ŞEYMA GÜR
Belli ki arı bal yapmak için yaratılmış. Dut ağacı dut vermek için, ayak yürümek için, kalp muhabbetullah için vazife almış. Mahiyetleri, kabiliyetleri, donanımları bunu gösteriyor. Yapmaları gereken şeyi yapabilmek onların mutluluğudur.
Acaba insan da mutlu olmak için mi yaratılmış?
Yaratılış amacı bu mu?
Eğer öyle olsaydı, herşeyi ile mutlu olmaya dönük olması lâzımdı.
Ve mutluluk yolunda herşey caiz olmalıydı
Öyle olmadığını görüyoruz. Sırf mutluluk peşinde koşanların insan sıfatına daha fazla yaklaşmak bir yana dursun, ondan uzaklaşmakta olduklarını müşahede ediyoruz.
Meselâ mutluluk için diğergâmlıktan, fedakârlıktan vazgeçelim mi? Çünkü bunlar bazen gayet can sıkıcı olabilir.
Mutluluk için hep önce kendi rahatımızı gözetelim mi?
Her şeyin en güzelini biz yersek mutlu olur muyuz?
Zahmet çekmesek, hiçbir şeyden mahrum kalmasak, hep bizim dediğimiz olsa, insanlar bizi çok sevse, sözümüz muteber olsa, ayağımıza taş değmese, dert görmesek yeterince mutlu olur muyuz?
Böyle bir insana insan denilebilir mi?
Çok çok mutlu olsak, maksat hâsıl olacak mıdır?
İnsanda mutluluk, duygulardan bir duygudur ve insanın varlık sebebini bir duyguya indirgemek, ona yazık etmektir!
Aslında kafa karışıklığına da gerek yok, Rabbimiz bildirmiş:
“Ben cinleri ve insanları yalnız Bana kulluk etsinler diye yarattım.” (Zâriyât: 51:56.)
Net!
Kainattaki hikmet kanunlarının işleyişine baktığımızda lâzım ki insan birincil yaratılış maksadına uygun faaliyetler içinde olduğu zaman mutlu olsun, kalbi mutmain olsun, vicdanı sükûnet bulsun, aklı rahat etsin.
Ve bu denklemin tersi de doğru.

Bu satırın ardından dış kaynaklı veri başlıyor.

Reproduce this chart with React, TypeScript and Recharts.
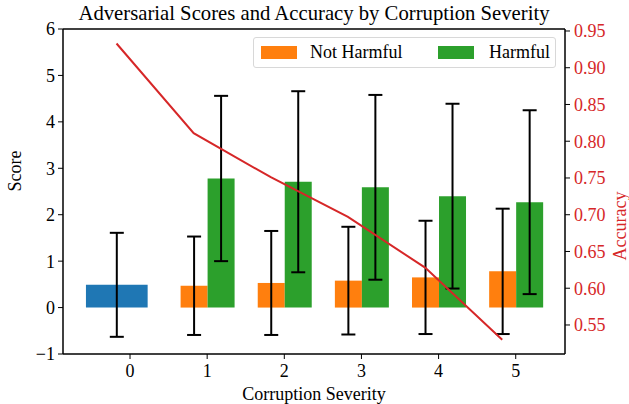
import React from 'react';
import { ComposedChart, Bar, Line, XAxis, YAxis, ErrorBar, ReferenceLine, Legend } from 'recharts';

const severities = ['0', '1', '2', '3', '4', '5'];
const baselineScore = [0.49, null, null, null, null, null];
const baselineErr = [1.12, null, null, null, null, null];
const notHarmful = [null, 0.47, 0.53, 0.58, 0.65, 0.78];
const notHarmfulErr = [null, 1.06, 1.12, 1.16, 1.22, 1.35];
const harmful = [null, 2.78, 2.71, 2.59, 2.4, 2.27];
const harmfulErr = [null, 1.78, 1.95, 1.99, 1.99, 1.98];
const accuracy = [0.933, 0.811, 0.751, 0.697, 0.628, 0.53];
const scoreTicks = [-1, 0, 1, 2, 3, 4, 5, 6];
const accTicks = [0.55, 0.6, 0.65, 0.7, 0.75, 0.8, 0.85, 0.9, 0.95];

const data = severities.map((s, i) => ({
  severity: s,
  baseline: baselineScore[i],
  baselineErr: baselineErr[i],
  notHarmful: notHarmful[i],
  notHarmfulErr: notHarmfulErr[i],
  harmful: harmful[i],
  harmfulErr: harmfulErr[i],
  accuracy: accuracy[i],
}));

const FONT = '"Liberation Serif", "DejaVu Serif", serif';
const RED = '#d62728';
const FS = 18;

const fmtMinus = (v: number) => (v < 0 ? `\u2212${Math.abs(v)}` : String(v));

const LegendBox = () => (
  <div
    style={{
      position: 'absolute',
      left: 253,
      top: 37,
      width: 303,
      height: 31,
      border: '1px solid #d8d8d8',
      borderRadius: 3,
      background: 'rgba(255,255,255,0.8)',
      fontFamily: FONT,
      fontSize: FS,
      color: '#000',
      boxSizing: 'border-box',
    }}
  >
    <div style={{ position: 'absolute', left: 7, top: 8, width: 36, height: 13, background: '#ff7f0e' }} />
    <div style={{ position: 'absolute', left: 56, top: 3, lineHeight: '22px', whiteSpace: 'nowrap' }}>Not Harmful</div>
    <div style={{ position: 'absolute', left: 184, top: 8, width: 36, height: 13, background: '#2ca02c' }} />
    <div style={{ position: 'absolute', left: 235, top: 3, lineHeight: '22px', whiteSpace: 'nowrap' }}>Harmful</div>
  </div>
);

export default function App() {
  return (
    <div style={{ position: 'absolute', left: 0, top: 0, width: 629, height: 404, background: '#fff', fontFamily: FONT }}>
      <style>{`.recharts-wrapper text, .recharts-text { font-family: "Liberation Serif", "DejaVu Serif", serif !important; }`}</style>
      <div
        style={{
          position: 'absolute',
          left: 13,
          width: 602,
          top: 1,
          textAlign: 'center',
          fontFamily: FONT,
          fontSize: 20.7,
          lineHeight: '24px',
          whiteSpace: 'nowrap',
          color: '#000',
        }}
      >
        Adversarial Scores and Accuracy by Corruption Severity
      </div>
      <ComposedChart
        width={629}
        height={404}
        data={data}
        margin={{ top: 29, right: 0, bottom: 0, left: 0 }}
        barGap={0}
        style={{ fontFamily: FONT }}
      >
        <XAxis
          xAxisId="main"
          dataKey="severity"
          type="category"
          height={50}
          padding={{ left: 28.45, right: 10.7 }}
          axisLine={{ stroke: '#000', strokeWidth: 1.5 }}
          tickLine={{ stroke: '#000' }}
          tickSize={5}
          tickMargin={5}
          tick={{ fill: '#000', fontSize: FS, fontFamily: FONT }}
          label={{ value: 'Corruption Severity', position: 'insideBottom', offset: 4, fill: '#000', fontSize: FS, fontFamily: FONT }}
        />
        <XAxis
          xAxisId="shift"
          dataKey="severity"
          type="category"
          hide
          padding={{ left: 14.95, right: 24.2 }}
        />
        <YAxis
          yAxisId="left"
          orientation="left"
          width={63}
          domain={[-1, 6]}
          ticks={scoreTicks}
          interval={0}
          allowDataOverflow
          tickFormatter={fmtMinus}
          axisLine={{ stroke: '#000', strokeWidth: 1.5 }}
          tickLine={{ stroke: '#000' }}
          tickSize={5}
          tickMargin={3}
          tick={{ fill: '#000', fontSize: FS, fontFamily: FONT }}
          label={{ value: 'Score', angle: -90, position: 'insideLeft', offset: 15, fill: '#000', fontSize: FS, fontFamily: FONT }}
        />
        <YAxis
          yAxisId="right"
          orientation="right"
          width={64}
          domain={[0.5105, 0.9527]}
          ticks={accTicks}
          interval={0}
          allowDataOverflow
          tickFormatter={(v: number) => v.toFixed(2)}
          axisLine={{ stroke: '#000', strokeWidth: 1.5 }}
          tickLine={{ stroke: '#000' }}
          tickSize={5}
          tickMargin={4}
          tick={{ fill: RED, fontSize: FS, fontFamily: FONT }}
          label={{ value: 'Accuracy', angle: -90, position: 'insideRight', offset: 9, fill: RED, fontSize: FS, fontFamily: FONT }}
        />
        <ReferenceLine yAxisId="left" xAxisId="main" y={6} stroke="#000" strokeWidth={1.5} ifOverflow="visible" />
        <Bar xAxisId="shift" yAxisId="left" dataKey="baseline" fill="#1f77b4" barSize={61.7} isAnimationActive={false}>
          <ErrorBar dataKey="baselineErr" width={7} strokeWidth={2} stroke="#000" direction="y" />
        </Bar>
        <Bar xAxisId="main" yAxisId="left" dataKey="notHarmful" fill="#ff7f0e" barSize={27} isAnimationActive={false}>
          <ErrorBar dataKey="notHarmfulErr" width={7} strokeWidth={2} stroke="#000" direction="y" />
        </Bar>
        <Bar xAxisId="main" yAxisId="left" dataKey="harmful" fill="#2ca02c" barSize={27} isAnimationActive={false}>
          <ErrorBar dataKey="harmfulErr" width={7} strokeWidth={2} stroke="#000" direction="y" />
        </Bar>
        <Line
          xAxisId="shift"
          yAxisId="right"
          dataKey="accuracy"
          stroke={RED}
          strokeWidth={2}
          dot={false}
          type="linear"
          isAnimationActive={false}
        />
        <Legend content={() => null} />
      </ComposedChart>
      <LegendBox />
    </div>
  );
}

Yine lâzımdır ki yaratılış amacından uzaklaştıkça kalbi cenderelerde sıkışsın.
Mutluluk, Allah’ın bir mükerrem kulu olabilmenin, Onu esmâsıyla tanıyıp Ona yakınlık kesb edebilmenin, Onu Rab olarak bilip ancak Ona sığınmanın, her türlü faaliyetindeOnun koyduğu hudutları korumanın, helâl dairede kalmanın, Ondan başka hiç bir şeye kul olmamanın yan ürünü olabilir ancak.
Mâlik-i hakikîsini bulan kalp, iki dünyada mutludur, ayrı konu.
Fakat şu dünya mektebinde önüne mutluluğu ana hedef olarak koymak, insana büyük bir haksızlıktır, zulümdür!